Eighteen months before Serene Warren filed a lawsuit that shattered one of Minnesota's richest families, her parents invited her to their Oregon winery for what turned out to be their last visit together.
While Serene mashed potatoes in the kitchen for a family dinner, she broached the topic of the family business, Upsher-Smith Laboratories, which was run by her brother, Mark Evenstad.
Though neither Warren nor her husband worked for the pharmaceutical company, they were angry because Warren's parents had recently given her brother an extra 1.5% of their stock in the Maple Grove firm, upsetting the siblings' matched 25% shares. Warren wanted equal standing, she testified. But her father interrupted her before she could make her case.
"He started shouting and pounded his fist on the counter and says that's a passive investment," Warren testified last year, according to the trial transcript. "'That's none of your business. ... You don't have to worry about how the company is being run.' "
That 2016 meeting was the last time Warren saw her father, who died in 2020 after battling chronic pulmonary issues for five years. She didn't attend his funeral or her parents' 50th wedding anniversary in 2016. She was so wary of further communications that she even set her phone to block calls and texts from her estranged family, she testified.
Warren said she avoided her family for "emotional self-protection," testifying that they bullied her if she challenged them on anything.
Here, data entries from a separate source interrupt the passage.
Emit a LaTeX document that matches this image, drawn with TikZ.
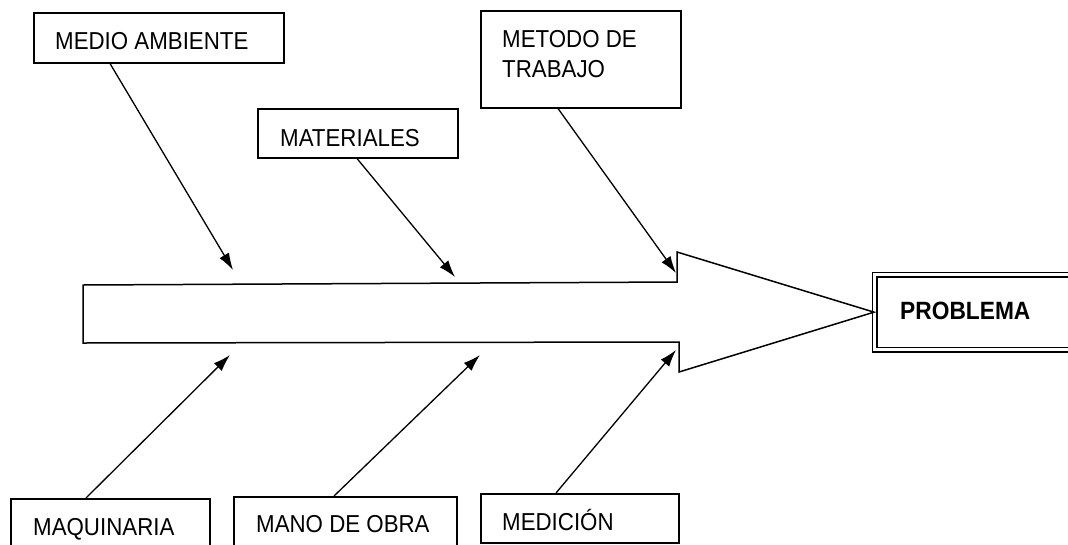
\documentclass[tikz,border=0pt]{standalone}
\usepackage{fontspec}
\setmainfont{Liberation Sans}[FakeStretch=0.91]
\usetikzlibrary{arrows.meta}
\begin{document}
\begin{tikzpicture}[x=1pt, y=-1pt,
    caja/.style={draw, line width=1.5pt, inner sep=0pt, anchor=north west},
    texto/.style={font=\fontsize{24.5}{30}\selectfont, inner sep=0pt, anchor=base west, align=left},
    flecha/.style={-{Latex[length=17pt,width=11pt]}, line width=1.3pt}]
    % marco de la figura
    \useasboundingbox (0,0) rectangle (1068,544);
    \clip (0,0) rectangle (1068,544);

    % cajas de arriba
    \node[caja, minimum width=250pt, minimum height=50pt] (medio) at (33,12) {};
    \node[caja, minimum width=200pt, minimum height=49pt] (materiales) at (257,108) {};
    \node[caja, minimum width=200pt, minimum height=97pt] (metodo) at (480,10) {};

    % cajas de abajo
    \node[caja, minimum width=199pt, minimum height=60pt] (maquinaria) at (10,498) {};
    \node[caja, minimum width=223pt, minimum height=60pt] (mano) at (233,496) {};
    \node[caja, minimum width=198pt, minimum height=49pt] (medicion) at (480,493) {};

    % caja del problema (doble borde)
    \node[caja, line width=1.3pt, double, double distance=3.4pt, minimum width=210pt, minimum height=75pt] (problema) at (874,274) {};

    % textos de las cajas
    \node[texto] (t-medio) at (55,49) {MEDIO AMBIENTE};
    \node[texto] (t-materiales) at (280,146) {MATERIALES};
    \node[texto, anchor=north west] (t-metodo) at (502,30) {METODO DE\\TRABAJO};
    \node[texto] (t-maquinaria) at (33,535) {MAQUINARIA};
    \node[texto] (t-mano) at (256,532) {MANO DE OBRA};
    \node[texto] (t-medicion) at (502,530) {MEDICIÓN};
    \node[texto, font=\fontsize{25}{30}\selectfont\bfseries] (t-problema) at (900,319) {PROBLEMA};

    % flecha grande (espina)
    \draw[line width=1.5pt] (83,285) -- (677,282) -- (677,252) -- (problema.west)
        -- (679,372) -- (679,342) -- (83,343) -- cycle;

    % puntos de llegada sobre la espina
    \coordinate (c-medio) at (233,270);
    \coordinate (c-materiales) at (455,277);
    \coordinate (c-metodo) at (676,273);
    \coordinate (c-maquinaria) at (230,355);
    \coordinate (c-mano) at (480,355);
    \coordinate (c-medicion) at (676,350);

    % flechas de las causas
    \draw[flecha] ([xshift=77pt]medio.south west) -- (c-medio);
    \draw[flecha] ([xshift=100pt]materiales.south west) -- (c-materiales);
    \draw[flecha] ([xshift=78pt]metodo.south west) -- (c-metodo);
    \draw[flecha] ([xshift=76pt]maquinaria.north west) -- (c-maquinaria);
    \draw[flecha] ([xshift=101pt]mano.north west) -- (c-mano);
    \draw[flecha] ([xshift=76pt]medicion.north west) -- (c-medicion);
\end{tikzpicture}
\end{document}
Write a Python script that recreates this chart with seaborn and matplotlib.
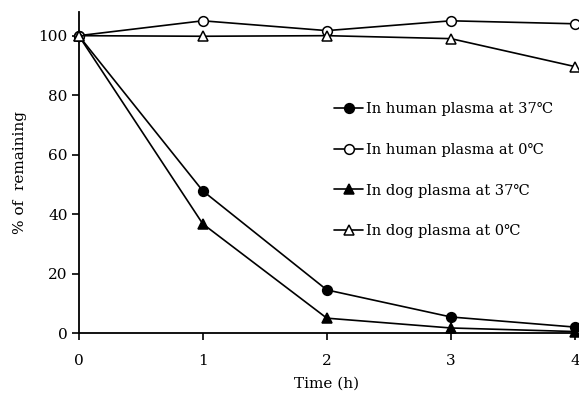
import matplotlib
matplotlib.use("Agg")
import matplotlib.pyplot as plt
import seaborn as sns
import pandas as pd
from matplotlib.lines import Line2D

time_h = [0, 1, 2, 3, 4]
human_37 = [100, 47.8, 14.5, 5.4, 2.0]
human_0 = [100, 105.0, 101.7, 105.0, 104.0]
dog_37 = [100, 36.7, 5.0, 1.7, 0.5]
dog_0 = [100, 99.8, 100.0, 99.0, 89.6]
labels = ["In human plasma at 37\u2103", "In human plasma at 0\u2103",
          "In dog plasma at 37\u2103", "In dog plasma at 0\u2103"]

sns.set_theme(style="ticks")
plt.rcParams["font.family"] = ["DejaVu Serif", "DejaVu Sans"]
plt.rcParams["text.color"] = "black"
plt.rcParams["axes.labelcolor"] = "black"

fig = plt.figure(figsize=(5.79, 3.96), dpi=100)
ax = fig.add_axes([0.136, 0.159, 0.857, 0.811])

series = [human_37, human_0, dog_37, dog_0]
markers = ["o", "o", "^", "^"]
faces = ["black", "white", "black", "white"]
handles = []
for vals, m, fc, lab in zip(series, markers, faces, labels):
    df = pd.DataFrame({"t": time_h, "v": vals})
    sns.lineplot(data=df, x="t", y="v", ax=ax, color="black", linewidth=1.2,
                 marker=m, markersize=7, markerfacecolor=fc,
                 markeredgecolor="black", markeredgewidth=1.1, clip_on=False, zorder=3)
    handles.append(Line2D([0], [0], color="black", linewidth=1.2, marker=m,
                          markersize=7, markerfacecolor=fc, markeredgecolor="black",
                          markeredgewidth=1.1, label=lab))

ax.set_xlim(0, 4)
ax.set_ylim(0, 108)
ax.set_xticks(time_h)
ax.set_yticks([0, 20, 40, 60, 80, 100])
for s in ["top", "right"]:
    ax.spines[s].set_visible(False)
for s in ["left", "bottom"]:
    ax.spines[s].set_color("black")
    ax.spines[s].set_linewidth(1.3)
ax.tick_params(axis="x", direction="out", length=5, width=1.2, pad=10, labelsize=11, colors="black")
ax.tick_params(axis="y", direction="out", length=5, width=1.2, pad=3, labelsize=11, colors="black")
ax.set_xlabel("Time (h)", fontsize=11, labelpad=6)
ax.set_ylabel("% of  remaining", fontsize=11, labelpad=8)

ax.legend(handles=handles, loc="upper left", bbox_to_anchor=(0.515, 0.718),
          frameon=False, fontsize=10.5, labelspacing=1.82, handlelength=2.0,
          handletextpad=0.15, borderaxespad=0, borderpad=0)

fig.savefig("out.png", dpi=100)
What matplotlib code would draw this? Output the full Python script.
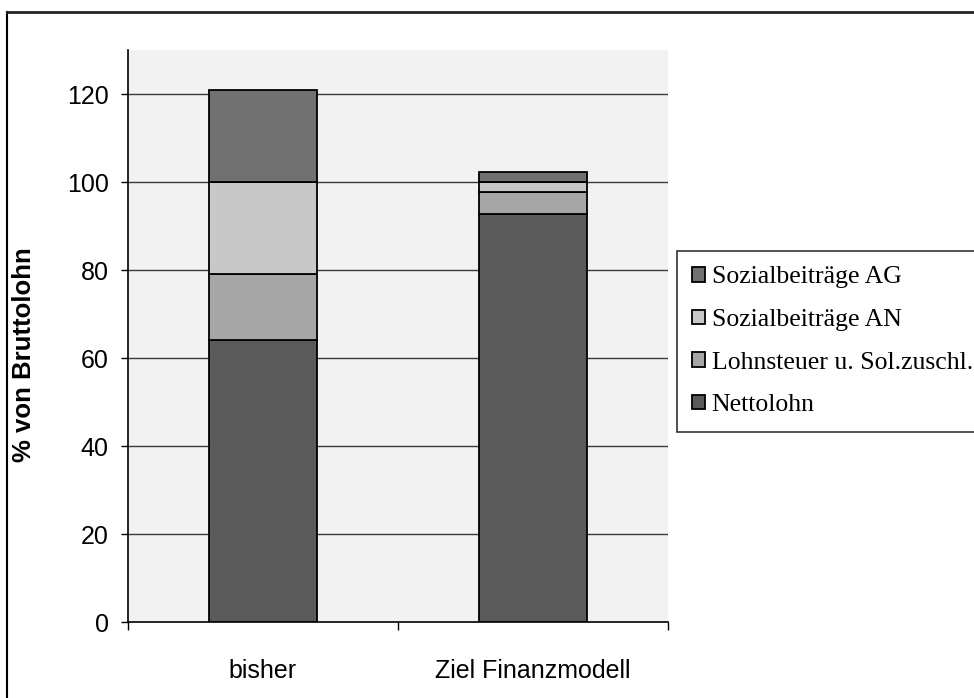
import matplotlib
matplotlib.use("Agg")
import matplotlib.pyplot as plt
from matplotlib.lines import Line2D
import numpy as np

categories = ["bisher", "Ziel Finanzmodell"]
series_names = ["Nettolohn", "Lohnsteuer u. Sol.zuschl.", "Sozialbeiträge AN", "Sozialbeiträge AG"]
nettolohn = [64.0, 92.8]
lohnsteuer = [15.0, 4.9]
sozial_an = [21.0, 2.3]
sozial_ag = [21.0, 2.2]
y_ticks = [0, 20, 40, 60, 80, 100, 120]
y_label = "% von Bruttolohn"

colors = ["#5a5a5a", "#a6a6a6", "#c8c8c8", "#717171"]
sans = "Liberation Sans"

W, H = 974, 698
fig = plt.figure(figsize=(W / 100, H / 100), dpi=100)
fig.patch.set_facecolor("white")

left, right, top, bottom = 128, 668, 50, 622
ax = fig.add_axes([left / W, 1 - bottom / H, (right - left) / W, (bottom - top) / H])
ax.set_facecolor("#f2f2f2")

x = np.arange(len(categories))
vals = [nettolohn, lohnsteuer, sozial_an, sozial_ag]
base = np.zeros(len(categories))
handles = []
for name, v, c in zip(series_names, vals, colors):
    b = ax.bar(x, v, width=0.4, bottom=base, color=c, edgecolor="black",
               linewidth=1.3, label=name, zorder=3)
    handles.append(b)
    base = base + np.array(v)

ax.set_xlim(-0.5, 1.5)
ax.set_ylim(0, 130)
ax.set_yticks(y_ticks)
ax.set_yticklabels([str(t) for t in y_ticks], fontsize=18, family=sans)
for t in y_ticks[1:]:
    ax.axhline(t, color="#3a3a3a", linewidth=1.0, zorder=1)

ax.set_xticks([-0.5, 0.5, 1.5])
ax.set_xticklabels([])
ax.set_xticks(x, minor=True)
ax.set_xticklabels(categories, minor=True, fontsize=18, family=sans)
ax.tick_params(axis="x", which="minor", length=0, pad=27)
ax.tick_params(axis="x", which="major", length=6, direction="out", width=1)
ax.tick_params(axis="y", length=5, direction="out", width=1, pad=9)

for s in ["top", "right"]:
    ax.spines[s].set_visible(False)
ax.spines["left"].set_linewidth(1.2)
ax.spines["bottom"].set_linewidth(1.2)

ax.set_ylabel(y_label, fontsize=18.5, fontweight="bold", family=sans)
ax.yaxis.set_label_coords(-(left - 36) / (right - left), (bottom - 355) / (bottom - top))

leg = fig.legend(handles[::-1], series_names[::-1], loc="upper left",
                 bbox_to_anchor=(677 / W, 1 - 251 / H),
                 prop={"family": "Liberation Serif", "size": 18.5},
                 frameon=True, fancybox=False, edgecolor="black",
                 handlelength=0.5, handleheight=0.5, handletextpad=0.25,
                 labelspacing=0.8, borderpad=0.6, borderaxespad=0)
leg.get_frame().set_linewidth(1.2)

# outer chart border (left and top only visible)
fig.add_artist(Line2D([7 / W, 7 / W], [0, 1 - 12 / H], color="black", linewidth=1.5,
                      transform=fig.transFigure))
fig.add_artist(Line2D([7 / W, 1], [1 - 12 / H, 1 - 12 / H], color="#222222", linewidth=2,
                      transform=fig.transFigure))

fig.savefig("out.png", dpi=100)
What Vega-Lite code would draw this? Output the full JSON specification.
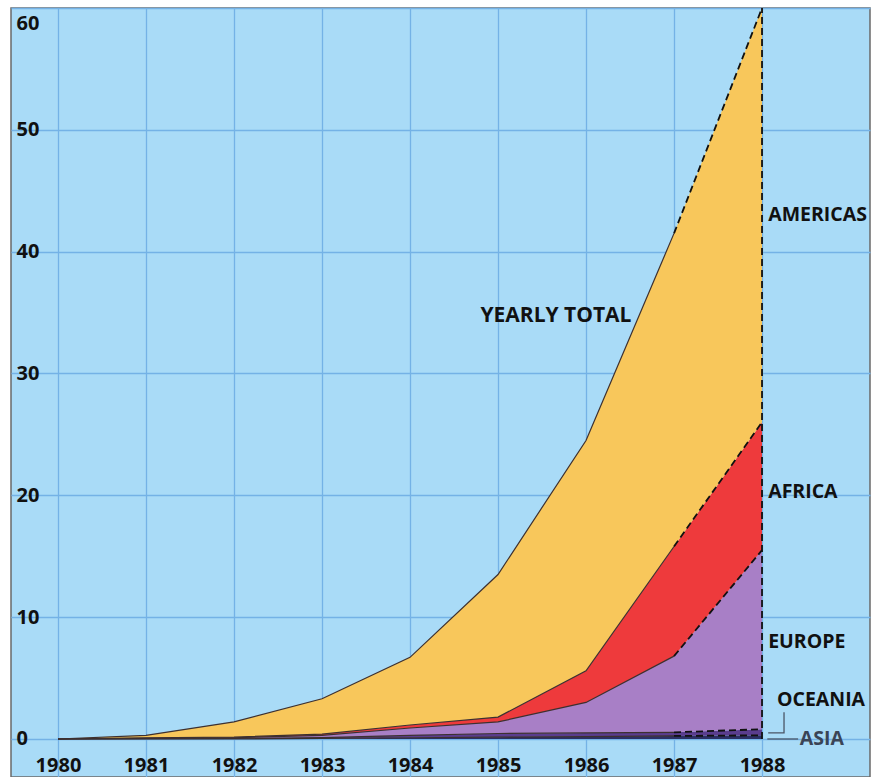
{
  "$schema": "https://vega.github.io/schema/vega-lite/v6.json",
  "width": 859,
  "height": 769,
  "autosize": {"type": "none"},
  "padding": {"left": 11, "top": 8, "right": 9, "bottom": 0},
  "background": "white",
  "config": {
    "view": {"fill": "#a9dbf7", "stroke": "#6a6a6a", "strokeWidth": 1.5},
    "font": "Open Sans",
    "axis": {
      "title": null, "domain": false, "ticks": false, "tickSize": 0,
      "labelFontSize": 20, "labelFontWeight": "bold", "labelColor": "#111111",
      "grid": true, "gridColor": "#74b2e6", "gridWidth": 1.3
    },
    "axisX": {"labelPadding": -12, "labelBaseline": "middle", "labelFlush": false},
    "axisY": {"labelAlign": "left", "labelPadding": -5, "labelFlush": true, "labelFlushOffset": -5}
  },
  "datasets": {
    "cases": [
      {"year": 1980, "region": "Asia", "k": 1, "value": 0},
      {"year": 1981, "region": "Asia", "k": 1, "value": 0},
      {"year": 1982, "region": "Asia", "k": 1, "value": 0},
      {"year": 1983, "region": "Asia", "k": 1, "value": 0.05},
      {"year": 1984, "region": "Asia", "k": 1, "value": 0.1},
      {"year": 1985, "region": "Asia", "k": 1, "value": 0.15},
      {"year": 1986, "region": "Asia", "k": 1, "value": 0.2},
      {"year": 1987, "region": "Asia", "k": 1, "value": 0.25},
      {"year": 1988, "region": "Asia", "k": 1, "value": 0.3},
      {"year": 1980, "region": "Oceania", "k": 2, "value": 0},
      {"year": 1981, "region": "Oceania", "k": 2, "value": 0.02},
      {"year": 1982, "region": "Oceania", "k": 2, "value": 0.04},
      {"year": 1983, "region": "Oceania", "k": 2, "value": 0.07},
      {"year": 1984, "region": "Oceania", "k": 2, "value": 0.2},
      {"year": 1985, "region": "Oceania", "k": 2, "value": 0.3},
      {"year": 1986, "region": "Oceania", "k": 2, "value": 0.3},
      {"year": 1987, "region": "Oceania", "k": 2, "value": 0.3},
      {"year": 1988, "region": "Oceania", "k": 2, "value": 0.5},
      {"year": 1980, "region": "Europe", "k": 3, "value": 0},
      {"year": 1981, "region": "Europe", "k": 3, "value": 0.03},
      {"year": 1982, "region": "Europe", "k": 3, "value": 0.06},
      {"year": 1983, "region": "Europe", "k": 3, "value": 0.18},
      {"year": 1984, "region": "Europe", "k": 3, "value": 0.6},
      {"year": 1985, "region": "Europe", "k": 3, "value": 0.95},
      {"year": 1986, "region": "Europe", "k": 3, "value": 2.5},
      {"year": 1987, "region": "Europe", "k": 3, "value": 6.25},
      {"year": 1988, "region": "Europe", "k": 3, "value": 14.7},
      {"year": 1980, "region": "Africa", "k": 4, "value": 0},
      {"year": 1981, "region": "Africa", "k": 4, "value": 0.05},
      {"year": 1982, "region": "Africa", "k": 4, "value": 0.05},
      {"year": 1983, "region": "Africa", "k": 4, "value": 0.1},
      {"year": 1984, "region": "Africa", "k": 4, "value": 0.25},
      {"year": 1985, "region": "Africa", "k": 4, "value": 0.4},
      {"year": 1986, "region": "Africa", "k": 4, "value": 2.6},
      {"year": 1987, "region": "Africa", "k": 4, "value": 9.0},
      {"year": 1988, "region": "Africa", "k": 4, "value": 10.5},
      {"year": 1980, "region": "Americas", "k": 5, "value": 0},
      {"year": 1981, "region": "Americas", "k": 5, "value": 0.2},
      {"year": 1982, "region": "Americas", "k": 5, "value": 1.25},
      {"year": 1983, "region": "Americas", "k": 5, "value": 2.9},
      {"year": 1984, "region": "Americas", "k": 5, "value": 5.55},
      {"year": 1985, "region": "Americas", "k": 5, "value": 11.7},
      {"year": 1986, "region": "Americas", "k": 5, "value": 18.9},
      {"year": 1987, "region": "Americas", "k": 5, "value": 25.7},
      {"year": 1988, "region": "Americas", "k": 5, "value": 34.0}
    ],
    "notes": [
      {"year": 1988.07, "y": 43.0, "label": "AMERICAS"},
      {"year": 1988.07, "y": 20.3, "label": "AFRICA"},
      {"year": 1988.07, "y": 8.0, "label": "EUROPE"},
      {"year": 1988.17, "y": 3.2, "label": "OCEANIA"},
      {"year": 1988.43, "y": 0.0, "label": "ASIA"},
      {"year": 1984.8, "y": 34.7, "label": "YEARLY TOTAL"}
    ],
    "connectors": [
      {"group": "oceania", "n": 1, "year": 1988.07, "y": 0.5},
      {"group": "oceania", "n": 2, "year": 1988.25, "y": 0.5},
      {"group": "oceania", "n": 3, "year": 1988.25, "y": 2.2},
      {"group": "asia", "n": 1, "year": 1988.06, "y": 0.0},
      {"group": "asia", "n": 2, "year": 1988.41, "y": 0.0}
    ],
    "edge": [
      {"year": 1988, "y": 0, "top": 60}
    ]
  },
  "encoding": {
    "x": {
      "field": "year", "type": "quantitative",
      "scale": {"domain": [1979.466, 1989.227], "nice": false, "zero": false},
      "axis": {"values": [1980, 1981, 1982, 1983, 1984, 1985, 1986, 1987, 1988], "format": "d"}
    },
    "y": {
      "field": "y", "type": "quantitative",
      "scale": {"domain": [-3.12, 60], "nice": false, "zero": false},
      "axis": {"values": [0, 10, 20, 30, 40, 50, 60]}
    }
  },
  "layer": [
    {
      "data": {"name": "cases"},
      "transform": [
        {"stack": "value", "groupby": ["year"], "sort": [{"field": "k", "order": "ascending"}], "as": ["y0", "y"]}
      ],
      "layer": [
        {
          "mark": {"type": "area", "opacity": 1},
          "encoding": {
            "y2": {"field": "y0"},
            "color": {
              "field": "region", "type": "nominal", "legend": null,
              "scale": {
                "domain": ["Asia", "Oceania", "Europe", "Africa", "Americas"],
                "range": ["#2c2f63", "#5a3d8e", "#a87fc6", "#ee3a3c", "#f8c75b"]
              }
            }
          }
        },
        {
          "transform": [{"filter": "datum.year <= 1987"}],
          "mark": {"type": "line", "stroke": "#3d3030", "strokeWidth": 1.2},
          "encoding": {"detail": {"field": "region"}}
        },
        {
          "transform": [{"filter": "datum.year >= 1987"}],
          "mark": {"type": "line", "stroke": "#111111", "strokeWidth": 1.8, "strokeDash": [7, 4]},
          "encoding": {"detail": {"field": "region"}}
        }
      ]
    },
    {
      "data": {"name": "edge"},
      "mark": {"type": "rule", "stroke": "#111111", "strokeWidth": 1.8, "strokeDash": [7, 4]},
      "encoding": {"y2": {"field": "top"}}
    },
    {
      "data": {"name": "connectors"},
      "mark": {"type": "line", "stroke": "#4a5566", "strokeWidth": 1.3},
      "encoding": {
        "detail": {"field": "group"},
        "order": {"field": "n"}
      }
    },
    {
      "data": {"name": "notes"},
      "mark": {"type": "text", "align": "left", "baseline": "middle", "fontWeight": "bold", "font": "Open Sans"},
      "encoding": {
        "text": {"field": "label"},
        "size": {"condition": {"test": "datum.label === 'YEARLY TOTAL'", "value": 21}, "value": 19.5},
        "color": {"condition": {"test": "datum.label === 'ASIA'", "value": "#3a4456"}, "value": "#111111"}
      }
    }
  ]
}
She is seeking $228 million in damages, court records show.
In a 2018 interview with a mediator brought in to negotiate a settlement in the dispute, Ken Evenstad said he still loved his daughter but considered her lawsuit an "almost unforgivable" action.
"I find it despicable when we have provided her with $250 million, and there's still more to come," Evenstad told the mediator, according to a transcript. "What is she complaining about? ... What's unfair is for her to get as much as she's gotten, and she's never lifted a finger to help in any way."